Stored data:
[Start]

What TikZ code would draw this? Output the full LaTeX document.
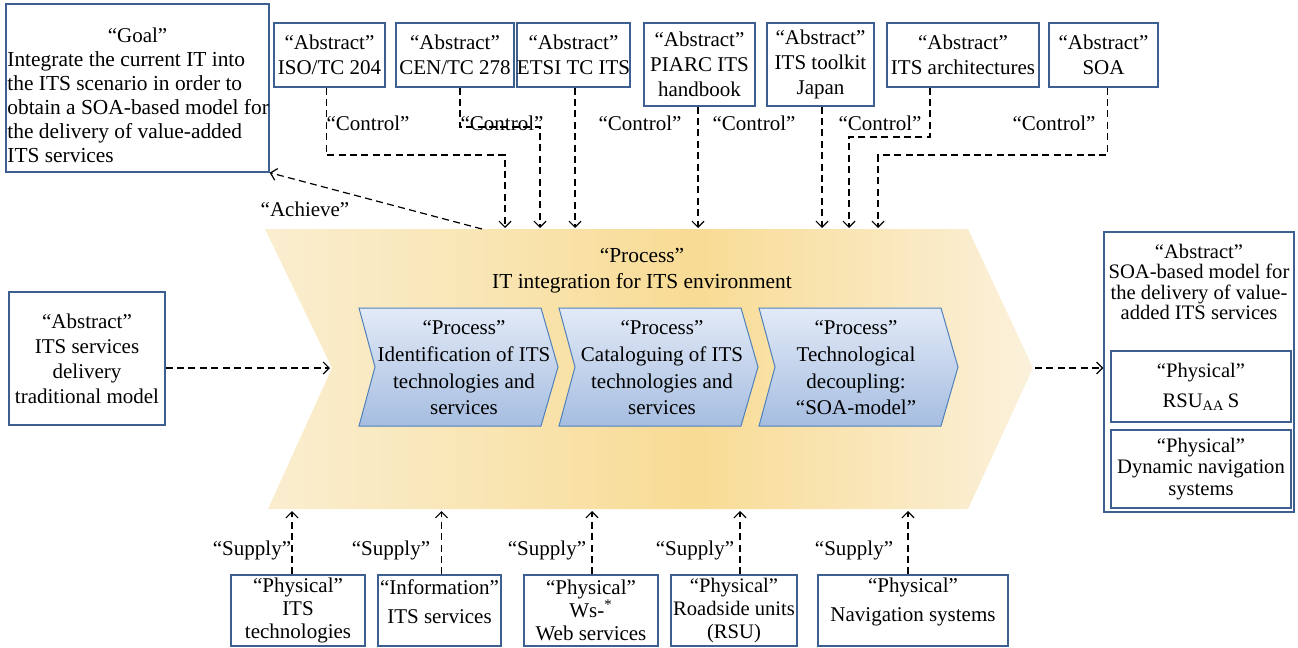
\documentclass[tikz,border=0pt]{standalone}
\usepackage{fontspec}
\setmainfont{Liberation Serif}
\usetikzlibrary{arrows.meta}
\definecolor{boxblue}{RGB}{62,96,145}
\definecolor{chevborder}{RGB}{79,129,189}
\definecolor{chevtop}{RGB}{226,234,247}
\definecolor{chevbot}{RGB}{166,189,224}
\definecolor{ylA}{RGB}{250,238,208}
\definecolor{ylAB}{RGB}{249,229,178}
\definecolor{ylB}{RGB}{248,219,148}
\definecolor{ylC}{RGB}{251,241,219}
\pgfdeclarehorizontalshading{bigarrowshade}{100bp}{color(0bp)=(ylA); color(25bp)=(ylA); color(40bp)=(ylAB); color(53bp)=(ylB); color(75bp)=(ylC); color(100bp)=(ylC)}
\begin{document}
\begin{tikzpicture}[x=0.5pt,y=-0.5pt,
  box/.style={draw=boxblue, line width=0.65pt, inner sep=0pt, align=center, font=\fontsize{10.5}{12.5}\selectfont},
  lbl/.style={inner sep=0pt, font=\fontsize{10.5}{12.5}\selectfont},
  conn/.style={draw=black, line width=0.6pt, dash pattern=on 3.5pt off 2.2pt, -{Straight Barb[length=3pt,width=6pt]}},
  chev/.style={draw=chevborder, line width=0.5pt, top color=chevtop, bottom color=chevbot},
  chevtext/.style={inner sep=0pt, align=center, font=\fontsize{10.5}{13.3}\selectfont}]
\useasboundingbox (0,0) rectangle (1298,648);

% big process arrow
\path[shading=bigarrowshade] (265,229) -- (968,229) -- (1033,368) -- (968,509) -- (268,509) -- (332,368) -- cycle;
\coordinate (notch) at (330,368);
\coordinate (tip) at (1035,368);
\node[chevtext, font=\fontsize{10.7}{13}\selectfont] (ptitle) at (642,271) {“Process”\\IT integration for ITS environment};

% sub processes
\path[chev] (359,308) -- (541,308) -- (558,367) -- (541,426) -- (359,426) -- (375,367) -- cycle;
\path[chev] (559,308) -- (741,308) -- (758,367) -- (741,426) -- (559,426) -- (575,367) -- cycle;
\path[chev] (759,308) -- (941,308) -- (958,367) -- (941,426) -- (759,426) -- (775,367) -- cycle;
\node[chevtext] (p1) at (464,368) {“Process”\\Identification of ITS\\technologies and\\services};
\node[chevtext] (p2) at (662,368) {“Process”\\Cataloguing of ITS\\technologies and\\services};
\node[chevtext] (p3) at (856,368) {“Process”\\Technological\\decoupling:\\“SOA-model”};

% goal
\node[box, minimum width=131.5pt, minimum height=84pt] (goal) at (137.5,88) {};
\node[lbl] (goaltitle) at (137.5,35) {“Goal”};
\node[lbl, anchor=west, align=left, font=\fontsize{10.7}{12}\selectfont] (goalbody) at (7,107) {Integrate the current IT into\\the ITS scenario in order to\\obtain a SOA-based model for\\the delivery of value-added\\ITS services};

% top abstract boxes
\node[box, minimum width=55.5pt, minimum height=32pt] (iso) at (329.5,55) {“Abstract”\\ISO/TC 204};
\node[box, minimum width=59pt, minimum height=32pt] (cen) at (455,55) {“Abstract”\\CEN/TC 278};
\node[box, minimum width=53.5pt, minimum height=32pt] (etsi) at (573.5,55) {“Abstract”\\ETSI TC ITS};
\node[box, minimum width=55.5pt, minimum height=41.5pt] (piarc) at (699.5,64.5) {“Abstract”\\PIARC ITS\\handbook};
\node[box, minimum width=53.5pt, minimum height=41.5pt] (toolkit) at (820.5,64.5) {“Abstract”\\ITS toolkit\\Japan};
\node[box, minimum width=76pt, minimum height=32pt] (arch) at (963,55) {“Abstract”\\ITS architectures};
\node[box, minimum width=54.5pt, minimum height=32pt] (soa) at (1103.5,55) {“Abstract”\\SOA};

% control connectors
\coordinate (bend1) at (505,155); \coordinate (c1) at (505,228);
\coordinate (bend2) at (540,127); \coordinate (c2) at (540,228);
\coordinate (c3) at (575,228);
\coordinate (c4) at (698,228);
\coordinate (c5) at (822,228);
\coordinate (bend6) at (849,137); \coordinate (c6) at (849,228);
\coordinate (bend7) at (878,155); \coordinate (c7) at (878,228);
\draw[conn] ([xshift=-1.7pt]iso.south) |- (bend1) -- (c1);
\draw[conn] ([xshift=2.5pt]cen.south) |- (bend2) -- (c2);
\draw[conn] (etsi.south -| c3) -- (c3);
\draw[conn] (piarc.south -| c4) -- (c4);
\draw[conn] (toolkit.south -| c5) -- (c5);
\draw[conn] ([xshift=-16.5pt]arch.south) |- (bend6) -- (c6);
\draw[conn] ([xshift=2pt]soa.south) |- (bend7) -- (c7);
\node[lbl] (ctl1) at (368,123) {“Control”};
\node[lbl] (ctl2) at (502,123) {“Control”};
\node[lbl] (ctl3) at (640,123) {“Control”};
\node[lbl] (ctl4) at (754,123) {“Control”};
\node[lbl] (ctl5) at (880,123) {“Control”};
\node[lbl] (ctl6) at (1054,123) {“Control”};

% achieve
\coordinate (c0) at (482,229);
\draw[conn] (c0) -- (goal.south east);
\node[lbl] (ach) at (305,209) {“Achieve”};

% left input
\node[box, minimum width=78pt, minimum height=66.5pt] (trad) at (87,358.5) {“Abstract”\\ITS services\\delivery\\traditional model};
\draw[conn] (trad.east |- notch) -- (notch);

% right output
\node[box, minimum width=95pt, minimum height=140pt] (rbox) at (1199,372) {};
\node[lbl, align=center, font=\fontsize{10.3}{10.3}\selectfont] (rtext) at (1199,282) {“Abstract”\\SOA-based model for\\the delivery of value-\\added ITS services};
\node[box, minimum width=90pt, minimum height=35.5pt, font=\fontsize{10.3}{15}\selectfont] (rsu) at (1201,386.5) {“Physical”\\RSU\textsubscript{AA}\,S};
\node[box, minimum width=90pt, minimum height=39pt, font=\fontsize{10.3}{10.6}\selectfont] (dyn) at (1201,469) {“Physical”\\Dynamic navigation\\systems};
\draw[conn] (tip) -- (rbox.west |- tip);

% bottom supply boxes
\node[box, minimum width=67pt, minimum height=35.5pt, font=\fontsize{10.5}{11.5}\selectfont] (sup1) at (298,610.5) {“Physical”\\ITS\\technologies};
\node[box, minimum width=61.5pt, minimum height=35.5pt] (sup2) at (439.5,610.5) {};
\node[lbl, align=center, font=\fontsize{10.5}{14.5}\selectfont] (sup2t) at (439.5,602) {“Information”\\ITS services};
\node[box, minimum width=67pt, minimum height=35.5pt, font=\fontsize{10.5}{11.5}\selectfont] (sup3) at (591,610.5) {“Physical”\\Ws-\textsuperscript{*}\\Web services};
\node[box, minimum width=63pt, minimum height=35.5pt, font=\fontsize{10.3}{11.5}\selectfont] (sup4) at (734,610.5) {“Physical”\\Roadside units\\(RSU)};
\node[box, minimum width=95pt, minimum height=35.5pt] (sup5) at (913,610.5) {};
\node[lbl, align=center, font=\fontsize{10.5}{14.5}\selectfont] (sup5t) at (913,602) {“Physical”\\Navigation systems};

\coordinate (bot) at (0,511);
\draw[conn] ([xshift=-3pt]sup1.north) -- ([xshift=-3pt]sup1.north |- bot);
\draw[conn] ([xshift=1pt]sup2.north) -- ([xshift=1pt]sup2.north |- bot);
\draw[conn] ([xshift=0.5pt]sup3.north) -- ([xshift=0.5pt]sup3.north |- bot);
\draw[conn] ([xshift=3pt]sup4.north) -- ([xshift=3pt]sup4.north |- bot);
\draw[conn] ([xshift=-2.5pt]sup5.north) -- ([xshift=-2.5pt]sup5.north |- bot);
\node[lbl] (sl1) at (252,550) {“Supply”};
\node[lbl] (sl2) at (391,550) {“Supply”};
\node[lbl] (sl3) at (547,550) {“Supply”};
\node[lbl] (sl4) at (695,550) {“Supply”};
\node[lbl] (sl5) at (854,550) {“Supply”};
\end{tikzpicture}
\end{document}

[End]

What is asked: Starting at the first line of the material, output exactly the lines up to and including the one with "(p3) at (856,368)". Do not include the pictures.

Response to the exercise:
What TikZ code would draw this? Output the full LaTeX document.
\documentclass[tikz,border=0pt]{standalone}
\usepackage{fontspec}
\setmainfont{Liberation Serif}
\usetikzlibrary{arrows.meta}
\definecolor{boxblue}{RGB}{62,96,145}
\definecolor{chevborder}{RGB}{79,129,189}
\definecolor{chevtop}{RGB}{226,234,247}
\definecolor{chevbot}{RGB}{166,189,224}
\definecolor{ylA}{RGB}{250,238,208}
\definecolor{ylAB}{RGB}{249,229,178}
\definecolor{ylB}{RGB}{248,219,148}
\definecolor{ylC}{RGB}{251,241,219}
\pgfdeclarehorizontalshading{bigarrowshade}{100bp}{color(0bp)=(ylA); color(25bp)=(ylA); color(40bp)=(ylAB); color(53bp)=(ylB); color(75bp)=(ylC); color(100bp)=(ylC)}
\begin{document}
\begin{tikzpicture}[x=0.5pt,y=-0.5pt,
  box/.style={draw=boxblue, line width=0.65pt, inner sep=0pt, align=center, font=\fontsize{10.5}{12.5}\selectfont},
  lbl/.style={inner sep=0pt, font=\fontsize{10.5}{12.5}\selectfont},
  conn/.style={draw=black, line width=0.6pt, dash pattern=on 3.5pt off 2.2pt, -{Straight Barb[length=3pt,width=6pt]}},
  chev/.style={draw=chevborder, line width=0.5pt, top color=chevtop, bottom color=chevbot},
  chevtext/.style={inner sep=0pt, align=center, font=\fontsize{10.5}{13.3}\selectfont}]
\useasboundingbox (0,0) rectangle (1298,648);

% big process arrow
\path[shading=bigarrowshade] (265,229) -- (968,229) -- (1033,368) -- (968,509) -- (268,509) -- (332,368) -- cycle;
\coordinate (notch) at (330,368);
\coordinate (tip) at (1035,368);
\node[chevtext, font=\fontsize{10.7}{13}\selectfont] (ptitle) at (642,271) {“Process”\\IT integration for ITS environment};

% sub processes
\path[chev] (359,308) -- (541,308) -- (558,367) -- (541,426) -- (359,426) -- (375,367) -- cycle;
\path[chev] (559,308) -- (741,308) -- (758,367) -- (741,426) -- (559,426) -- (575,367) -- cycle;
\path[chev] (759,308) -- (941,308) -- (958,367) -- (941,426) -- (759,426) -- (775,367) -- cycle;
\node[chevtext] (p1) at (464,368) {“Process”\\Identification of ITS\\technologies and\\services};
\node[chevtext] (p2) at (662,368) {“Process”\\Cataloguing of ITS\\technologies and\\services};
\node[chevtext] (p3) at (856,368) {“Process”\\Technological\\decoupling:\\“SOA-model”};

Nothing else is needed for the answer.